> GOAL OF THE EXERCISE
Restate the data word for word and leave the images out.

> DATA EXCERPT
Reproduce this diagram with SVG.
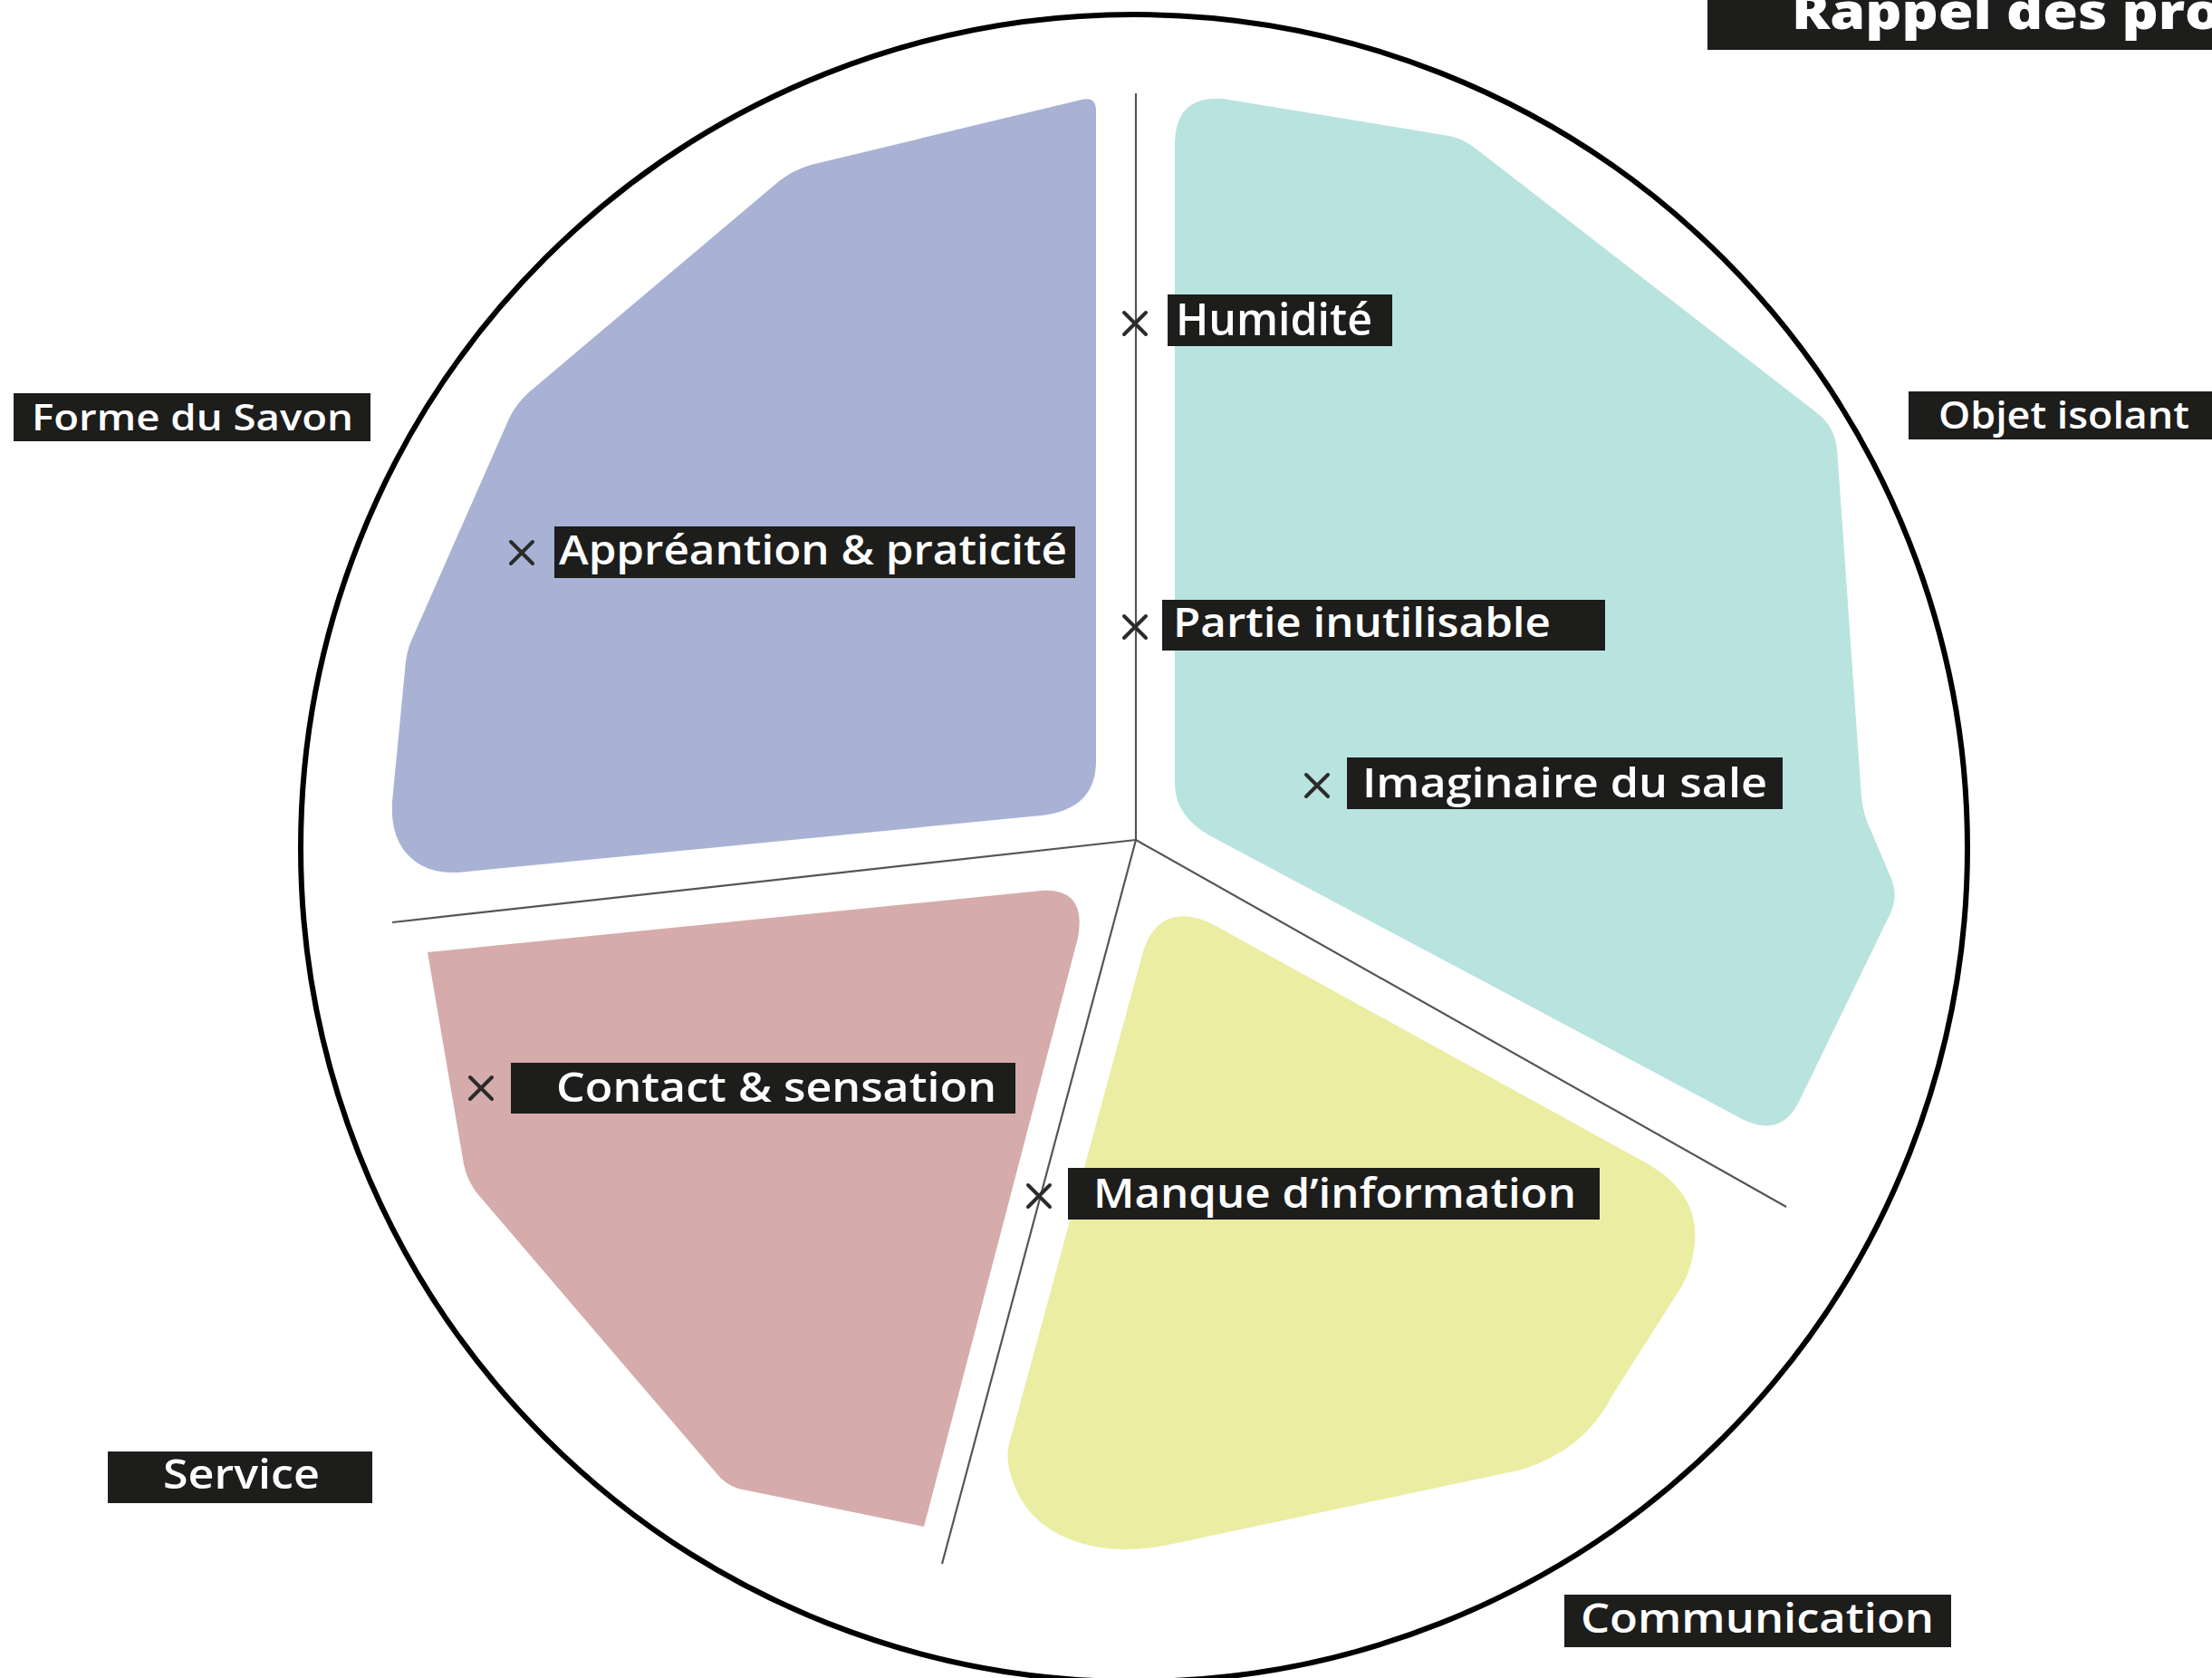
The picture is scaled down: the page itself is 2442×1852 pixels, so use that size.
<svg xmlns="http://www.w3.org/2000/svg" width="2442" height="1852" viewBox="0 0 2442 1852">
<defs>
<style>
.lbl{fill:#1d1d1b}
.t{font-family:"Open Sans","Liberation Sans",sans-serif;font-weight:600;fill:#ffffff}
.x{stroke:#2b2b2b;stroke-width:4;stroke-linecap:round;fill:none}
.sep{stroke:#555555;stroke-width:2.2;fill:none}
</style>
</defs>
<rect x="0" y="0" width="2442" height="1852" fill="#ffffff"/>
<circle cx="1252" cy="936" r="920" fill="none" stroke="#000000" stroke-width="6"/>

<g id="zone-forme">
<path d="M1210 122 Q1210 106 1194 110 L895 182 Q875 188 860 200 L585 432 Q570 445 562 462 L455 705 Q448 720 447 740 L433 885 Q430 935 465 955 Q485 966 515 962 L1150 900 Q1210 893 1210 840 Z" fill="#a9b2d4"/>
</g>
<g id="zone-objet">
<path d="M1297 160 Q1297 105 1350 109 L1600 150 Q1615 153 1628 163 L2005 455 Q2025 470 2028 495 L2055 880 Q2057 900 2066 918 L2088 970 Q2096 990 2086 1010 L1985 1218 Q1965 1255 1925 1236 L1335 922 Q1297 900 1297 865 Z" fill="#b9e3df"/>
</g>
<g id="zone-service">
<path d="M472 1051 L1150 983 Q1200 980 1190 1035 L1020 1685 L815 1643 Q800 1638 790 1625 L525 1315 Q515 1300 512 1285 Z" fill="#d5acab"/>
</g>
<g id="zone-communication">
<path d="M1262 1050 Q1280 995 1335 1018 L1820 1285 Q1880 1320 1870 1380 Q1865 1410 1850 1430 L1780 1540 Q1750 1600 1680 1622 L1290 1705 Q1240 1715 1200 1705 Q1140 1690 1120 1640 Q1108 1610 1115 1590 Z" fill="#ebeda2"/>
</g>

<g id="connectors">
<line class="sep" x1="1254" y1="927" x2="1254" y2="103"/>
<line class="sep" x1="1254" y1="927" x2="433" y2="1018"/>
<line class="sep" x1="1254" y1="927" x2="1040" y2="1726"/>
<line class="sep" x1="1254" y1="927" x2="1972" y2="1332"/>
</g>

<g id="title">
<rect class="lbl" x="1885" y="0" width="557" height="55" fill="#000000"/>
<text x="1978" y="32" font-family="'Open Sans','Liberation Sans',sans-serif" font-weight="800" font-size="54" fill="#ffffff" textLength="474" lengthAdjust="spacingAndGlyphs">Rappel des pro</text>
</g>

<g id="label-forme">
<rect class="lbl" x="15" y="434" width="394" height="53"/>
<text class="t" x="35" y="475" font-size="40" textLength="355" lengthAdjust="spacingAndGlyphs">Forme du Savon</text>
</g>
<g id="label-objet">
<rect class="lbl" x="2107" y="432" width="340" height="53"/>
<text class="t" x="2140" y="473" font-size="42" textLength="277" lengthAdjust="spacingAndGlyphs">Objet isolant</text>
</g>
<g id="label-service">
<rect class="lbl" x="119" y="1602" width="292" height="57"/>
<text class="t" x="180" y="1643" font-size="46" textLength="173" lengthAdjust="spacingAndGlyphs">Service</text>
</g>
<g id="label-communication">
<rect class="lbl" x="1727" y="1760" width="427" height="58"/>
<text class="t" x="1745" y="1802" font-size="45" textLength="390" lengthAdjust="spacingAndGlyphs">Communication</text>
</g>

<g id="item-humidite">
<path class="x" d="M1241 345 L1265 369 M1265 345 L1241 369"/>
<rect class="lbl" x="1289" y="325" width="248" height="57"/>
<text class="t" x="1298" y="370" font-size="48" textLength="217" lengthAdjust="spacingAndGlyphs">Humidité</text>
</g>
<g id="item-appreantion">
<path class="x" d="M564 598 L588 622 M588 598 L564 622"/>
<rect class="lbl" x="612" y="581" width="575" height="57"/>
<text class="t" x="617" y="623" font-size="46" textLength="561" lengthAdjust="spacingAndGlyphs">Appréantion &amp; praticité</text>
</g>
<g id="item-partie">
<path class="x" d="M1241 680 L1265 704 M1265 680 L1241 704"/>
<rect class="lbl" x="1283" y="662" width="489" height="56"/>
<text class="t" x="1295" y="703" font-size="46" textLength="417" lengthAdjust="spacingAndGlyphs">Partie inutilisable</text>
</g>
<g id="item-imaginaire">
<path class="x" d="M1442 855 L1466 879 M1466 855 L1442 879"/>
<rect class="lbl" x="1487" y="836" width="481" height="57"/>
<text class="t" x="1504" y="880" font-size="46" textLength="447" lengthAdjust="spacingAndGlyphs">Imaginaire du sale</text>
</g>
<g id="item-contact">
<path class="x" d="M519 1189 L543 1213 M543 1189 L519 1213"/>
<rect class="lbl" x="564" y="1173" width="557" height="56"/>
<text class="t" x="614" y="1216" font-size="46" textLength="486" lengthAdjust="spacingAndGlyphs">Contact &amp; sensation</text>
</g>
<g id="item-manque">
<path class="x" d="M1135 1308 L1159 1332 M1159 1308 L1135 1332"/>
<rect class="lbl" x="1179" y="1289" width="587" height="57"/>
<text class="t" x="1207" y="1333" font-size="46" textLength="533" lengthAdjust="spacingAndGlyphs">Manque d’information</text>
</g>
</svg>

> RESULT OF THIS EXERCISE
Reproduce this diagram with SVG.
The picture is scaled down: the page itself is 2442×1852 pixels, so use that size.
<svg xmlns="http://www.w3.org/2000/svg" width="2442" height="1852" viewBox="0 0 2442 1852">
<defs>
<style>
.lbl{fill:#1d1d1b}
.t{font-family:"Open Sans","Liberation Sans",sans-serif;font-weight:600;fill:#ffffff}
.x{stroke:#2b2b2b;stroke-width:4;stroke-linecap:round;fill:none}
.sep{stroke:#555555;stroke-width:2.2;fill:none}
</style>
</defs>
<rect x="0" y="0" width="2442" height="1852" fill="#ffffff"/>
<circle cx="1252" cy="936" r="920" fill="none" stroke="#000000" stroke-width="6"/>

<g id="zone-forme">
<path d="M1210 122 Q1210 106 1194 110 L895 182 Q875 188 860 200 L585 432 Q570 445 562 462 L455 705 Q448 720 447 740 L433 885 Q430 935 465 955 Q485 966 515 962 L1150 900 Q1210 893 1210 840 Z" fill="#a9b2d4"/>
</g>
<g id="zone-objet">
<path d="M1297 160 Q1297 105 1350 109 L1600 150 Q1615 153 1628 163 L2005 455 Q2025 470 2028 495 L2055 880 Q2057 900 2066 918 L2088 970 Q2096 990 2086 1010 L1985 1218 Q1965 1255 1925 1236 L1335 922 Q1297 900 1297 865 Z" fill="#b9e3df"/>
</g>
<g id="zone-service">
<path d="M472 1051 L1150 983 Q1200 980 1190 1035 L1020 1685 L815 1643 Q800 1638 790 1625 L525 1315 Q515 1300 512 1285 Z" fill="#d5acab"/>
</g>
<g id="zone-communication">
<path d="M1262 1050 Q1280 995 1335 1018 L1820 1285 Q1880 1320 1870 1380 Q1865 1410 1850 1430 L1780 1540 Q1750 1600 1680 1622 L1290 1705 Q1240 1715 1200 1705 Q1140 1690 1120 1640 Q1108 1610 1115 1590 Z" fill="#ebeda2"/>
</g>

<g id="connectors">
<line class="sep" x1="1254" y1="927" x2="1254" y2="103"/>
<line class="sep" x1="1254" y1="927" x2="433" y2="1018"/>
<line class="sep" x1="1254" y1="927" x2="1040" y2="1726"/>
<line class="sep" x1="1254" y1="927" x2="1972" y2="1332"/>
</g>

<g id="title">
<rect class="lbl" x="1885" y="0" width="557" height="55" fill="#000000"/>
<text x="1978" y="32" font-family="'Open Sans','Liberation Sans',sans-serif" font-weight="800" font-size="54" fill="#ffffff" textLength="474" lengthAdjust="spacingAndGlyphs">Rappel des pro</text>
</g>

<g id="label-forme">
<rect class="lbl" x="15" y="434" width="394" height="53"/>
<text class="t" x="35" y="475" font-size="40" textLength="355" lengthAdjust="spacingAndGlyphs">Forme du Savon</text>
</g>
<g id="label-objet">
<rect class="lbl" x="2107" y="432" width="340" height="53"/>
<text class="t" x="2140" y="473" font-size="42" textLength="277" lengthAdjust="spacingAndGlyphs">Objet isolant</text>
</g>
<g id="label-service">
<rect class="lbl" x="119" y="1602" width="292" height="57"/>
<text class="t" x="180" y="1643" font-size="46" textLength="173" lengthAdjust="spacingAndGlyphs">Service</text>
</g>
<g id="label-communication">
<rect class="lbl" x="1727" y="1760" width="427" height="58"/>
<text class="t" x="1745" y="1802" font-size="45" textLength="390" lengthAdjust="spacingAndGlyphs">Communication</text>
</g>

<g id="item-humidite">
<path class="x" d="M1241 345 L1265 369 M1265 345 L1241 369"/>
<rect class="lbl" x="1289" y="325" width="248" height="57"/>
<text class="t" x="1298" y="370" font-size="48" textLength="217" lengthAdjust="spacingAndGlyphs">Humidité</text>
</g>
<g id="item-appreantion">
<path class="x" d="M564 598 L588 622 M588 598 L564 622"/>
<rect class="lbl" x="612" y="581" width="575" height="57"/>
<text class="t" x="617" y="623" font-size="46" textLength="561" lengthAdjust="spacingAndGlyphs">Appréantion &amp; praticité</text>
</g>
<g id="item-partie">
<path class="x" d="M1241 680 L1265 704 M1265 680 L1241 704"/>
<rect class="lbl" x="1283" y="662" width="489" height="56"/>
<text class="t" x="1295" y="703" font-size="46" textLength="417" lengthAdjust="spacingAndGlyphs">Partie inutilisable</text>
</g>
<g id="item-imaginaire">
<path class="x" d="M1442 855 L1466 879 M1466 855 L1442 879"/>
<rect class="lbl" x="1487" y="836" width="481" height="57"/>
<text class="t" x="1504" y="880" font-size="46" textLength="447" lengthAdjust="spacingAndGlyphs">Imaginaire du sale</text>
</g>
<g id="item-contact">
<path class="x" d="M519 1189 L543 1213 M543 1189 L519 1213"/>
<rect class="lbl" x="564" y="1173" width="557" height="56"/>
<text class="t" x="614" y="1216" font-size="46" textLength="486" lengthAdjust="spacingAndGlyphs">Contact &amp; sensation</text>
</g>
<g id="item-manque">
<path class="x" d="M1135 1308 L1159 1332 M1159 1308 L1135 1332"/>
<rect class="lbl" x="1179" y="1289" width="587" height="57"/>
<text class="t" x="1207" y="1333" font-size="46" textLength="533" lengthAdjust="spacingAndGlyphs">Manque d’information</text>
</g>
</svg>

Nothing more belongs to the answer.